Out of Sight, Still in Mind: Reasoning and Planning about Unobserved Objects with Video Tracking Enabled Memory Models
Yixuan Huang, Jialin Yuan, Chanho Kim, Pupul Pradhan, Bryan Chen, Li Fuxin, Tucker Hermans
TL;DR
This work tackles long-horizon manipulation with occluded objects by introducing two explicit object-oriented memory architectures, DOOM and LOOM, that integrate UVOS-based tracking with transformer-relational dynamics. By encoding memory as discrete object slots or latent tokens and predicting future poses and inter-object relations, the approach enables planning across occluded, novel, and reappearing objects. Empirical results on a large synthetic dataset and real-world trials show that explicit memory substantially outperforms an implicit baseline in relational reasoning and planning success, particularly under distractor actions and occlusions. The proposed framework advances robust, long-horizon robotic manipulation, enabling more reliable autonomy in realistic environments where objects may vanish and reappear during task execution.
Abstract
Robots need to have a memory of previously observed, but currently occluded objects to work reliably in realistic environments. We investigate the problem of encoding object-oriented memory into a multi-object manipulation reasoning and planning framework.
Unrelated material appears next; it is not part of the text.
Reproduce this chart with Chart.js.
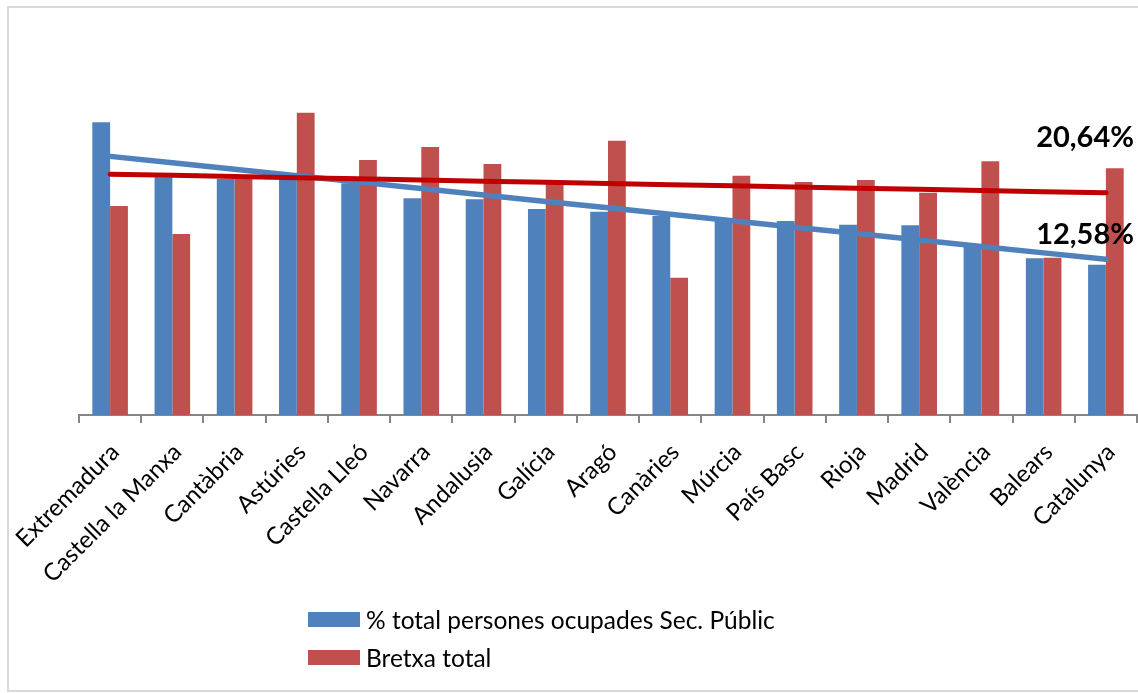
<!DOCTYPE html>
<html lang="ca">
<head>
<meta charset="utf-8">
<title>Sector públic i bretxa per comunitats</title>
<script src="https://cdn.jsdelivr.net/npm/chart.js@4/dist/chart.umd.min.js"></script>
<style>
  html, body { margin: 0; padding: 0; background: #fff; }
  #wrap { position: relative; width: 1138px; height: 693px; overflow: hidden; }
  #frame {
    position: absolute; left: 7px; top: 6px; width: 1150px; height: 686px;
    border: 2px solid #d9d9d9; box-sizing: border-box;
  }
  #chart { position: absolute; left: 0; top: 0; }
  #legend {
    position: absolute; left: 308px; top: 600px;
    font-family: Lato, 'Open Sans', sans-serif; font-size: 24.5px; color: #000;
  }
  #legend .item { display: flex; align-items: center; height: 38px; }
  #legend .swatch { width: 52px; height: 15px; margin-right: 6px; }
</style>
</head>
<body>
<div id="wrap">
  <div id="frame"></div>
  <canvas id="chart" width="1138" height="693"></canvas>
  <div id="legend"></div>
</div>
<script>
// ─── Dades ─────────────────────────────────────────────────────
const COMUNITATS = [
  'Extremadura', 'Castella la Manxa', 'Cantàbria', 'Astúries', 'Castella Lleó',
  'Navarra', 'Andalusia', 'Galícia', 'Aragó', 'Canàries', 'Múrcia',
  'País Basc', 'Rioja', 'Madrid', 'València', 'Balears', 'Catalunya'
];

// % total persones ocupades al sector públic
const SEC_PUBLIC = [
  24.49, 19.89, 19.75, 19.83, 19.39, 18.13, 18.05, 17.24, 17.01,
  16.65, 16.40, 16.23, 15.93, 15.87, 14.14, 13.11, 12.58
];

// Bretxa total
const BRETXA = [
  17.49, 15.15, 19.95, 25.30, 21.34, 22.43, 21.00, 19.41, 22.95,
  11.49, 20.03, 19.50, 19.67, 18.60, 21.23, 13.16, 20.64
];

const Y_MAX = 30;

const COLORS = {
  blue:     '#4f81bd',
  red:      '#c0504d',
  trendRed: '#c00000',
  axis:     '#868686',
  text:     '#000000',
};

// ─── Helpers ───────────────────────────────────────────────────
// recta de regressió (mínims quadrats) avaluada a cada categoria
function linearTrend(values) {
  const n = values.length;
  const mx = (n - 1) / 2;
  const my = values.reduce((s, v) => s + v, 0) / n;
  let sxy = 0, sxx = 0;
  values.forEach((v, i) => { sxy += (i - mx) * (v - my); sxx += (i - mx) ** 2; });
  const slope = sxy / sxx;
  return values.map((_, i) => my + slope * (i - mx));
}

function pct(v) {
  return v.toFixed(2).replace('.', ',') + '%';
}

// etiqueta amb el valor de l'última comunitat sobre cada barra
const lastValueLabels = {
  id: 'lastValueLabels',
  afterDatasetsDraw(chart) {
    const { ctx, chartArea } = chart;
    ctx.save();
    ctx.font = "bold 29px Lato, 'Open Sans', sans-serif";
    ctx.fillStyle = COLORS.text;
    ctx.textAlign = 'right';
    ctx.textBaseline = 'alphabetic';
    chart.data.datasets.forEach((ds, di) => {
      if (ds.type === 'line') return;
      const meta = chart.getDatasetMeta(di);
      const last = meta.data[meta.data.length - 1];
      ctx.fillText(pct(ds.data[ds.data.length - 1]), chartArea.right - 3, last.y - 21);
    });
    ctx.restore();
  }
};

// ─── Gràfic ────────────────────────────────────────────────────
const chart = new Chart(document.getElementById('chart'), {
  type: 'bar',
  data: {
    labels: COMUNITATS,
    datasets: [
      {
        label: '% total persones ocupades Sec. Públic',
        data: SEC_PUBLIC,
        backgroundColor: COLORS.blue,
        order: 3,
      },
      {
        label: 'Bretxa total',
        data: BRETXA,
        backgroundColor: COLORS.red,
        order: 3,
      },
      {
        type: 'line',
        label: 'Tendència Sec. Públic',
        data: linearTrend(SEC_PUBLIC),
        borderColor: COLORS.blue,
        borderWidth: 5.5,
        borderCapStyle: 'round',
        pointRadius: 0,
        order: 1,
      },
      {
        type: 'line',
        label: 'Tendència bretxa',
        data: linearTrend(BRETXA),
        borderColor: COLORS.trendRed,
        borderWidth: 5,
        borderCapStyle: 'round',
        pointRadius: 0,
        order: 0,
      },
    ]
  },
  options: {
    responsive: false,
    animation: false,
    layout: { padding: { left: 79, right: 1, top: 56.5, bottom: 0 } },
    datasets: {
      bar: { categoryPercentage: 0.572, barPercentage: 1.0 }
    },
    plugins: {
      legend: { display: false },
      tooltip: { enabled: false },
    },
    scales: {
      x: {
        offset: true,
        grid: {
          offset: true,
          drawOnChartArea: false,
          drawTicks: true,
          tickLength: 8,
          color: COLORS.axis,
          lineWidth: 2,
        },
        border: { display: true, color: COLORS.axis, width: 2 },
        ticks: {
          autoSkip: false,
          maxRotation: 45,
          minRotation: 45,
          padding: 15,
          labelOffset: 5,
          color: COLORS.text,
          font: { family: "Lato, 'Open Sans', sans-serif", size: 24 },
        },
        // eixos fixos: l'àrea de dibuix no s'ha de moure per les etiquetes girades
        afterFit(axis) {
          axis.height = 278;
          axis.paddingLeft = 0;
          axis.paddingRight = 0;
        },
      },
      y: {
        display: false,
        min: 0,
        max: Y_MAX,
      }
    }
  },
  plugins: [lastValueLabels]
});

// ─── Llegenda ──────────────────────────────────────────────────
const legendEl = document.getElementById('legend');
chart.data.datasets.filter(ds => ds.type !== 'line').forEach(ds => {
  const item = document.createElement('div');
  item.className = 'item';
  const sw = document.createElement('span');
  sw.className = 'swatch';
  sw.style.background = ds.backgroundColor;
  const txt = document.createElement('span');
  txt.textContent = ds.label;
  item.append(sw, txt);
  legendEl.appendChild(item);
});
</script>
</body>
</html>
We propose DOOM and LOOM, which leverage transformer relational dynamics to encode the history of trajectories given partial-view point clouds and an object discovery and tracking engine. Our approaches can perform multiple challenging tasks including reasoning with occluded objects, novel objects appearance, and object reappearance. Throughout our extensive simulation and real-world experiments, we find that our approaches perform well in terms of different numbers of objects and different numbers of distractor actions. Furthermore, we show our approaches outperform an implicit memory baseline.